I'm trying to teach myself Cauchy's argument principle by doing a simple example, but apparently I'm missing something, because every time I try to do the contour integral I get 0.
Cauchy's argument principle says that $$ N-P = \frac{1}{2\pi i}\int_C \!\frac{f'(z)\, \mathrm{d}z}{f(z)}$$ where $C$ is a simple closed contour, $N$ is the number of zeros inside the contour, and $P$ is the number of poles inside the contour.

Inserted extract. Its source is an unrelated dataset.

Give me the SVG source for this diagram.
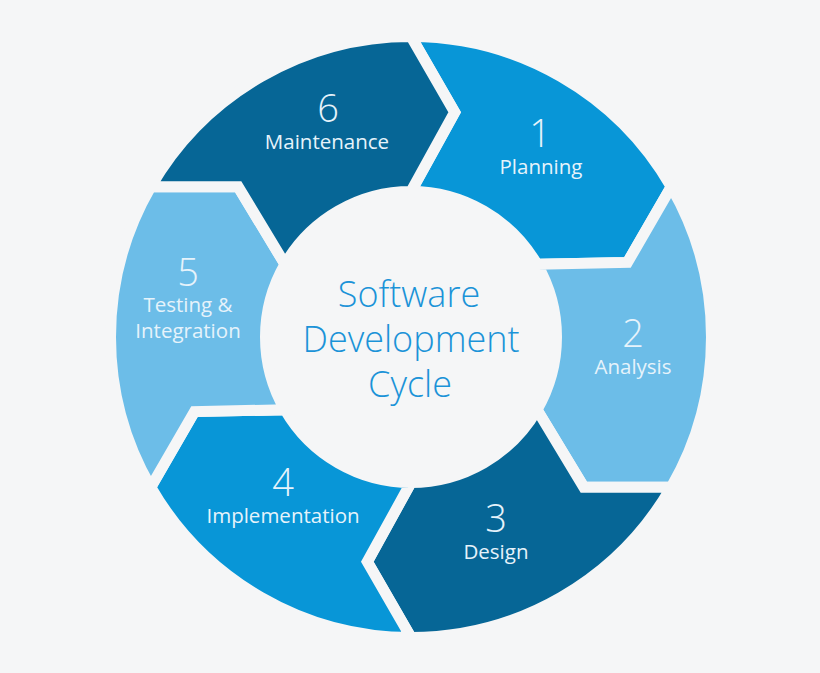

I figured I would start with a trivial example: $f(z) = z^2\!-\!\frac{1}{4}$ and the unit circle. $f(z)$ has zeros at $z=\pm\frac{1}{2}$ and no poles. $f'(z) = 2 z \, \mathrm{d}z$, so I am trying to evaluate $$ \frac{1}{2\pi i} \int_C \frac{2 z \, \mathrm{d} z}{z^2\!-\!\frac{1}{4}}. $$ Let $z = e^{i\theta}$, $\mathrm{d}z = ie^{i\theta}\mathrm{d}\theta$ and we get $$ \frac{1}{\pi i} \int_{\theta=0}^{2\pi} \frac{ ie^{2i\theta} \, \mathrm{d} \theta}{e^{2i\theta}\!-\!\frac{1}{4}} = \frac{1}{\pi}(-\frac{i}{2}\log(e^{2i\theta}-\frac{1}{4}))\Big|_0^{2\pi}.$$ But $e^{4i\pi} = e^0=1$, so the result is $0$, (whereas I am expecting $2$, the number of roots inside the circle.)
Use the residue formula. The primitive of ${f'\over f}$ is problematic (why?).